### Description of the task
Repeat exactly, and only, the lines below starting at the line that contains "Recreate this image" and ending at the line that contains "return (H - B - p) / ph", inclusive of both.

Source code of charts
◇ ◇ ◇
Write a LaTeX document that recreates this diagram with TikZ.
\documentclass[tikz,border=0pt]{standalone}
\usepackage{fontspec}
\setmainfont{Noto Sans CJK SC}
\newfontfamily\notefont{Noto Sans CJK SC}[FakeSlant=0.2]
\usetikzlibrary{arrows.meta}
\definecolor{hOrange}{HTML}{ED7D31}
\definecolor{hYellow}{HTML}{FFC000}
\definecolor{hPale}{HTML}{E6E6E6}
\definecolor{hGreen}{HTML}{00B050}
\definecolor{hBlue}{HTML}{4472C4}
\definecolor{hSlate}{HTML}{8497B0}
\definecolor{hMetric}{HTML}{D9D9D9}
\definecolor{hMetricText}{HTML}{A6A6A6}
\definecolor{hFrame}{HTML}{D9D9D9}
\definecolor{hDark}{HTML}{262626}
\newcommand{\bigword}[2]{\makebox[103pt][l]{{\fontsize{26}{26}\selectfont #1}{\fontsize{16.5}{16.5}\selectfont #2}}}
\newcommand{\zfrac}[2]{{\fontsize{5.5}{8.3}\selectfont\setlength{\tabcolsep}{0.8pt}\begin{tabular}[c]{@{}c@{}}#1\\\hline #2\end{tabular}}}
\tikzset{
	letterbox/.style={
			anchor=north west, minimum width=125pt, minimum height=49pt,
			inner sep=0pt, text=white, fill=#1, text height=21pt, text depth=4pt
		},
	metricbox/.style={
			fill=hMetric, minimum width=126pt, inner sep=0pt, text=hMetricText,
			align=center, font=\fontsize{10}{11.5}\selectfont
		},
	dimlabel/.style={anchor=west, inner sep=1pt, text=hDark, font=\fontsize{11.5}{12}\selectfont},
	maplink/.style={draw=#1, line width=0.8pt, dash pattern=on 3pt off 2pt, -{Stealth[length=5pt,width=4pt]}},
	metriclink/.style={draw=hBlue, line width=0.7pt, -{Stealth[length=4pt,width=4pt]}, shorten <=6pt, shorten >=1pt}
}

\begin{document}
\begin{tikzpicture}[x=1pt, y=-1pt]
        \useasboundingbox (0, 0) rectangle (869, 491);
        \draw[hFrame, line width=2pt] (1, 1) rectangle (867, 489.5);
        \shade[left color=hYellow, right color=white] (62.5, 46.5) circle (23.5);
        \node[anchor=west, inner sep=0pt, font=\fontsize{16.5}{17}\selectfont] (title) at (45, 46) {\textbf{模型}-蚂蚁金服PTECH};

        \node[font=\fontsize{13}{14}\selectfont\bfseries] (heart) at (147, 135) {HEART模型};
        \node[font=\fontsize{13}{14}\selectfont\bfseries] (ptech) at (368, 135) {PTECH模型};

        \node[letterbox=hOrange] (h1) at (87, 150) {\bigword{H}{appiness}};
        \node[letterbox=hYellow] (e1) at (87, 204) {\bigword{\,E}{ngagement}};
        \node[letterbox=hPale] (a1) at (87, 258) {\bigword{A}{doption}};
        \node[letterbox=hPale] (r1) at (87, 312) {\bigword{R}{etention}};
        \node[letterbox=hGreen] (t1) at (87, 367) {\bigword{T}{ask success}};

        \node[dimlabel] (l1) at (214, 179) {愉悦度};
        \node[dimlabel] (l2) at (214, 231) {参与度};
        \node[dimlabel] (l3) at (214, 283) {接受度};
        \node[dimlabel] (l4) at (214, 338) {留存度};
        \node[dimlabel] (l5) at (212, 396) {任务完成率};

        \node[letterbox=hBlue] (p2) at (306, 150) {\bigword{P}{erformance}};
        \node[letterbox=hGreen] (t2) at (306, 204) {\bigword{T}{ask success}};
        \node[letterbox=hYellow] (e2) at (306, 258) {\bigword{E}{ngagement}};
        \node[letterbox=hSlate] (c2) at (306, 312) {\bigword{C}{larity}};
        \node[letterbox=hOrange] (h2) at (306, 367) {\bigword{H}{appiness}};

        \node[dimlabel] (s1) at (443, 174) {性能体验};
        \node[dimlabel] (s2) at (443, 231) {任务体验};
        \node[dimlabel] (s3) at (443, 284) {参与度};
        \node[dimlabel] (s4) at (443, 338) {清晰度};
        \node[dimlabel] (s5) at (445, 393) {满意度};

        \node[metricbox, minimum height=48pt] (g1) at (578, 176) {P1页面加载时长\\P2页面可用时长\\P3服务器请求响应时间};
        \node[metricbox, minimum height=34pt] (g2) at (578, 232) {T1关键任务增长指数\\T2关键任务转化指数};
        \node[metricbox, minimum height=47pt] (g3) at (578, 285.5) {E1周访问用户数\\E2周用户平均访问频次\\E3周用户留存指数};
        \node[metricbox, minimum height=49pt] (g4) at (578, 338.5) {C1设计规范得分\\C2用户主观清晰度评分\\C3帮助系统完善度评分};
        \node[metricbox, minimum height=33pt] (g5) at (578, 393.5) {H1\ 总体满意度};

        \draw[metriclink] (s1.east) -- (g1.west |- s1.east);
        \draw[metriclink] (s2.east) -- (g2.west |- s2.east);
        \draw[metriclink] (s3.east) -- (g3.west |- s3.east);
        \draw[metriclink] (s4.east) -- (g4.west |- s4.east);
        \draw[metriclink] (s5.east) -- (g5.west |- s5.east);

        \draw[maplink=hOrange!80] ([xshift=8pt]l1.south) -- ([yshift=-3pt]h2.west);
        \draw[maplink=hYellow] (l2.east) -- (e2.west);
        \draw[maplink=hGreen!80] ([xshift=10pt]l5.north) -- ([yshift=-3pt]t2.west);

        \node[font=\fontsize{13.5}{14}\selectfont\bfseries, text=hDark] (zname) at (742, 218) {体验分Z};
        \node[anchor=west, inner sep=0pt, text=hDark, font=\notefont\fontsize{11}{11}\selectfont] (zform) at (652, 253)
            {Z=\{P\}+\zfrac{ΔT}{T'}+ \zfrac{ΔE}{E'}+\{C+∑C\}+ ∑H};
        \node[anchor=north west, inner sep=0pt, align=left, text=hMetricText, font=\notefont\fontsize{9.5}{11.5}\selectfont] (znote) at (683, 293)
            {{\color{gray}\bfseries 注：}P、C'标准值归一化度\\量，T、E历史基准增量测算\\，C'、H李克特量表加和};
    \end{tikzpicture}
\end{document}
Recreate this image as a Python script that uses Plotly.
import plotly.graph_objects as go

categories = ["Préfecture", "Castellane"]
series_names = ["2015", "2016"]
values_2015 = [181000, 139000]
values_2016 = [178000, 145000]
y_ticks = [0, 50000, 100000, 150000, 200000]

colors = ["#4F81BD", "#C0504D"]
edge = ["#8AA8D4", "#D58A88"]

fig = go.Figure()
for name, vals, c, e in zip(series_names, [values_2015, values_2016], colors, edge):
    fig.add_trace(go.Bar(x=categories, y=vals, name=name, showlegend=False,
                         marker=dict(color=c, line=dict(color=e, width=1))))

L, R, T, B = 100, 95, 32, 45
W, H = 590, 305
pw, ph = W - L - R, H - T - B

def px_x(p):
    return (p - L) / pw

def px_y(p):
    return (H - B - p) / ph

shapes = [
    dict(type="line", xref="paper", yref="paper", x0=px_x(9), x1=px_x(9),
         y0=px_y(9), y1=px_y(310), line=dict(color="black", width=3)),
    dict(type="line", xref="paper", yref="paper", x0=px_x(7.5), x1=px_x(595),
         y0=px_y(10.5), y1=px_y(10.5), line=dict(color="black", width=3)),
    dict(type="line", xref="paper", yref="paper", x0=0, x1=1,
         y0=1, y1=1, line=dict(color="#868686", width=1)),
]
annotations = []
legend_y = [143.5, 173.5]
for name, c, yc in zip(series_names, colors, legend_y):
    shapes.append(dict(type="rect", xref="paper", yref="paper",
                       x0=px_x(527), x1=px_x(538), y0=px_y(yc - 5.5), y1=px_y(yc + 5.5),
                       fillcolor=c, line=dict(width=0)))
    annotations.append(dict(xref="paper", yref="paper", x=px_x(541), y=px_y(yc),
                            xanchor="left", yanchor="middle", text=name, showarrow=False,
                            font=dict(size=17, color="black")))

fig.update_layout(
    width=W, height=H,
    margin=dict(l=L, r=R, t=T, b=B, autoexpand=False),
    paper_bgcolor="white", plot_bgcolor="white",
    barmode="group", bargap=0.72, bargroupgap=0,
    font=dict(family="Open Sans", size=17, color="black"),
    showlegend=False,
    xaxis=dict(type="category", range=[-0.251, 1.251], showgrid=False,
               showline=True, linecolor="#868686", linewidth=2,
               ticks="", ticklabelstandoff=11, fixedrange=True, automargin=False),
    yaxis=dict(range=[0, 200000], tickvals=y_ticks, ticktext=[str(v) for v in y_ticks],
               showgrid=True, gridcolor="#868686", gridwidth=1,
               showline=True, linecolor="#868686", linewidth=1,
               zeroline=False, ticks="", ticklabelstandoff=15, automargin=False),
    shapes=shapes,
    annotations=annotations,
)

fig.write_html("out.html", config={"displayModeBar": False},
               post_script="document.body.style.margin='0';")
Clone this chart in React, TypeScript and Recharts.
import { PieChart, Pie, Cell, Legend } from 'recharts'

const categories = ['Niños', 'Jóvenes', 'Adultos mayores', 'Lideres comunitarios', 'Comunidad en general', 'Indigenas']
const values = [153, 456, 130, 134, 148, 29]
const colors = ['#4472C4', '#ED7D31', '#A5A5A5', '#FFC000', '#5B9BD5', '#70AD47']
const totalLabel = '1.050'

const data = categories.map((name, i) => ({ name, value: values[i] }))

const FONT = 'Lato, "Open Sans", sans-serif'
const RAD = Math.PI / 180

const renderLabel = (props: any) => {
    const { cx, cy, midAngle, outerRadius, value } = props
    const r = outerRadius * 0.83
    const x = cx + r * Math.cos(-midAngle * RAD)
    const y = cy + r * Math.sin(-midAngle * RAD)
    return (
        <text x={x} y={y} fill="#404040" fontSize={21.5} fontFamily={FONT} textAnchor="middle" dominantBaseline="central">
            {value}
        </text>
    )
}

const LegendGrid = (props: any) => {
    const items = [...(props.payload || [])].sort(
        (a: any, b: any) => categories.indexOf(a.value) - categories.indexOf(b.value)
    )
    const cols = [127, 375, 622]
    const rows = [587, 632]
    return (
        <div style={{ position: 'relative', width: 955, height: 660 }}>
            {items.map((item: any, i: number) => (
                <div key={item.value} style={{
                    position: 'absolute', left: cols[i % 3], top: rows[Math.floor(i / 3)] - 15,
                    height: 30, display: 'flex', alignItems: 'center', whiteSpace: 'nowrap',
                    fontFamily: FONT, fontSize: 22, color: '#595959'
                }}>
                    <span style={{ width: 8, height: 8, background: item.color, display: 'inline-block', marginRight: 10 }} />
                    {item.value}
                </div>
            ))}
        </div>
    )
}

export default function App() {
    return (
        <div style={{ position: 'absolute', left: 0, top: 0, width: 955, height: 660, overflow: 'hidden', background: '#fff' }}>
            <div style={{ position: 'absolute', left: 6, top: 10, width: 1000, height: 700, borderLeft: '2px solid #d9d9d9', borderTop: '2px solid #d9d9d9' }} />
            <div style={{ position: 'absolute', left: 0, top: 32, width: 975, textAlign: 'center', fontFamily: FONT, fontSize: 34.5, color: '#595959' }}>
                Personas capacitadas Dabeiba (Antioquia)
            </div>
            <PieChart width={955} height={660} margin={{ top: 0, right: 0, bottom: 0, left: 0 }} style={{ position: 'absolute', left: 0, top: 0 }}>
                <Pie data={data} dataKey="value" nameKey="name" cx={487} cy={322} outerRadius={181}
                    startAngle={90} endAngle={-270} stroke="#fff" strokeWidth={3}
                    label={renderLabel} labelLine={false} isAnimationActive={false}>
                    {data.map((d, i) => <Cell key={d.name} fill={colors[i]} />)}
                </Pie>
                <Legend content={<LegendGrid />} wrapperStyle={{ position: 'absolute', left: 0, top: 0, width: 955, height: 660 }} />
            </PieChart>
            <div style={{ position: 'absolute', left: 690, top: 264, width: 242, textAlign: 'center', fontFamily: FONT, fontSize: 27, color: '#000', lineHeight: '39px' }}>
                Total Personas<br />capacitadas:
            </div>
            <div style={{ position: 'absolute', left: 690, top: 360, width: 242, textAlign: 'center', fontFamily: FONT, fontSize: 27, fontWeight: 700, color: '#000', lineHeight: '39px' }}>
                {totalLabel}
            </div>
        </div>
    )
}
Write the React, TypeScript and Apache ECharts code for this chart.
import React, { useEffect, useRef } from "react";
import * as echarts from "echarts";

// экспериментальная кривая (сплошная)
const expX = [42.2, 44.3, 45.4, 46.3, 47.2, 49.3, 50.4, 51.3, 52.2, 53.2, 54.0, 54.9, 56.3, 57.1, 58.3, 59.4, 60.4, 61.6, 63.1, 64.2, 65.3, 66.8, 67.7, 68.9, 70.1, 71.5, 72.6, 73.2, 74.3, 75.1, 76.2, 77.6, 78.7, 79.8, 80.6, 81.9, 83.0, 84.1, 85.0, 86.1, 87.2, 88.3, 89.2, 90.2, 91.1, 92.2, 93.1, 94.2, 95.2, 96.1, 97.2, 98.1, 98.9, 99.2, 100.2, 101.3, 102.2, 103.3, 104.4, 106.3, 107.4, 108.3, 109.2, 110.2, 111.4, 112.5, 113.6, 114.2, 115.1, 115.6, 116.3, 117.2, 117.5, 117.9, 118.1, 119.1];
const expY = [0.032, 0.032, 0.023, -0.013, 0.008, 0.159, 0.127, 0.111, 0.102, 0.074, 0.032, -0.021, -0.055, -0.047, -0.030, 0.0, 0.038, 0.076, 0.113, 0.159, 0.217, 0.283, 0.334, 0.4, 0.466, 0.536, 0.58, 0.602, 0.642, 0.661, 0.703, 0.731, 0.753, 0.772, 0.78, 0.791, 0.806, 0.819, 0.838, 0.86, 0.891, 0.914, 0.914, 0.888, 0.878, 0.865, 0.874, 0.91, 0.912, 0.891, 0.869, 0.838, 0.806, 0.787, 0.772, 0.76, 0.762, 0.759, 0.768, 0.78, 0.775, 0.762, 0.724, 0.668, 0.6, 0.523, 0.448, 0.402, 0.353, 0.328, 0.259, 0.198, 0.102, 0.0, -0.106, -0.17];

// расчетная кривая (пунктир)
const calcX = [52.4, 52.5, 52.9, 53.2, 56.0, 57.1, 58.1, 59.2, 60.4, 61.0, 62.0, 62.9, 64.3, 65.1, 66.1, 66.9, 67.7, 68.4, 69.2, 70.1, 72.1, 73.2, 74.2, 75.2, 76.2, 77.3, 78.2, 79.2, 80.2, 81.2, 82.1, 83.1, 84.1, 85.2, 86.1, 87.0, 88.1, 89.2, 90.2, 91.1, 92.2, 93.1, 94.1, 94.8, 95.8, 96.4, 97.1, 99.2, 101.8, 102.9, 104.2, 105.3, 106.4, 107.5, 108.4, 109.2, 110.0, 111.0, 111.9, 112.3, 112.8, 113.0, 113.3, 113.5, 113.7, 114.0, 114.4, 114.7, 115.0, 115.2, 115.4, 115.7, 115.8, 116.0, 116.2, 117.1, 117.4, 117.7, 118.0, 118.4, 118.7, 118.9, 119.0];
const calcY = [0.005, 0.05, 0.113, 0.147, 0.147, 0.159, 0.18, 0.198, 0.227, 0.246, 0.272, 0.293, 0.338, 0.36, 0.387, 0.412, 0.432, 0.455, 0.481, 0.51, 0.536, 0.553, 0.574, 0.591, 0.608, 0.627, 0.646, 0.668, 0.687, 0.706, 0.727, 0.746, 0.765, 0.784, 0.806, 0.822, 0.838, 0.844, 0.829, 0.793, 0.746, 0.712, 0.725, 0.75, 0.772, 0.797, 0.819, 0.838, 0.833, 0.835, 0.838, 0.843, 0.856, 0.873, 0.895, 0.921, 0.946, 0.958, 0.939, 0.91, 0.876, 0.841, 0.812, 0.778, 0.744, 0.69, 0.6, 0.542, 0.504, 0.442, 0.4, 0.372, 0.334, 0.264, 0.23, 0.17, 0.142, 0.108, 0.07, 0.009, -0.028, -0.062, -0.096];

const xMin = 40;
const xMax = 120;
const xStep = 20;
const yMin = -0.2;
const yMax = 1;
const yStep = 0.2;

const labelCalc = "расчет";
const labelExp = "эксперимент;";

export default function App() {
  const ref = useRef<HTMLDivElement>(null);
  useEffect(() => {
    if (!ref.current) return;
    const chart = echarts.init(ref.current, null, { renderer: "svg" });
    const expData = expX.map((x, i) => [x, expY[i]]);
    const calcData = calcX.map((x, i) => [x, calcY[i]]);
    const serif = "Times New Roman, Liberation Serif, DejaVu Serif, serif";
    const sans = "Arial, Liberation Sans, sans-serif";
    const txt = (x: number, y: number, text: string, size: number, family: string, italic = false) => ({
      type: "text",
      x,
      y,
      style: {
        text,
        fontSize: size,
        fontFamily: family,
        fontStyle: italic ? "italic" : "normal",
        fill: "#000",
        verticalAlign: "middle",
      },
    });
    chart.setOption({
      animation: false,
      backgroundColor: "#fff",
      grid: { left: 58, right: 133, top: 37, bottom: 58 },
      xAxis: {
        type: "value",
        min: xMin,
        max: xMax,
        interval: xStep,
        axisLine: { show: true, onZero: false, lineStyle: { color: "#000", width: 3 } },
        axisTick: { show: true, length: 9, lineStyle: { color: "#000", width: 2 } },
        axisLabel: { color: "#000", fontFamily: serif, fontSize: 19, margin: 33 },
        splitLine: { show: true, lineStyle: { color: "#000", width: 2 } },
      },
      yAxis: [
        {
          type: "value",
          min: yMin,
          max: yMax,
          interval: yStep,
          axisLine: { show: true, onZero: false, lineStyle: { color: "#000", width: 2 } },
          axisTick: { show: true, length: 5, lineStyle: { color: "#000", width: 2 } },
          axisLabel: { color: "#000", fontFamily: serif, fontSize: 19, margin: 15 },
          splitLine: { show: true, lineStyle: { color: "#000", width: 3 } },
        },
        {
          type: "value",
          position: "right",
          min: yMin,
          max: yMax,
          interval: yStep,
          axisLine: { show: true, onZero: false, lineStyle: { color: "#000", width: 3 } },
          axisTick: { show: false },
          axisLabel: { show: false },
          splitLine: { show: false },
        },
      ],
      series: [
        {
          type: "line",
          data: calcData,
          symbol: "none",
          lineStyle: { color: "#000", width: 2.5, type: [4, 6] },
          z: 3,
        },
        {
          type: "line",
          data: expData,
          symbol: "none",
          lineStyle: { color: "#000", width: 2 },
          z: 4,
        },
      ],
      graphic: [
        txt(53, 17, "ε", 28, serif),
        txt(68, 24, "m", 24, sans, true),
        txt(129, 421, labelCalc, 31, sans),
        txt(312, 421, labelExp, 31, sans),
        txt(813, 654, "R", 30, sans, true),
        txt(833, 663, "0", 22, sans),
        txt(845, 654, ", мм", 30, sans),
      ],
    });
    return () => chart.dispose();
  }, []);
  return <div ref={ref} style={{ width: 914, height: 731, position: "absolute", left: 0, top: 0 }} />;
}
◇ ◇ ◇
### Expected answer
Recreate this image as a Python script that uses Plotly.
import plotly.graph_objects as go

categories = ["Préfecture", "Castellane"]
series_names = ["2015", "2016"]
values_2015 = [181000, 139000]
values_2016 = [178000, 145000]
y_ticks = [0, 50000, 100000, 150000, 200000]

colors = ["#4F81BD", "#C0504D"]
edge = ["#8AA8D4", "#D58A88"]

fig = go.Figure()
for name, vals, c, e in zip(series_names, [values_2015, values_2016], colors, edge):
    fig.add_trace(go.Bar(x=categories, y=vals, name=name, showlegend=False,
                         marker=dict(color=c, line=dict(color=e, width=1))))

L, R, T, B = 100, 95, 32, 45
W, H = 590, 305
pw, ph = W - L - R, H - T - B

def px_x(p):
    return (p - L) / pw

def px_y(p):
    return (H - B - p) / ph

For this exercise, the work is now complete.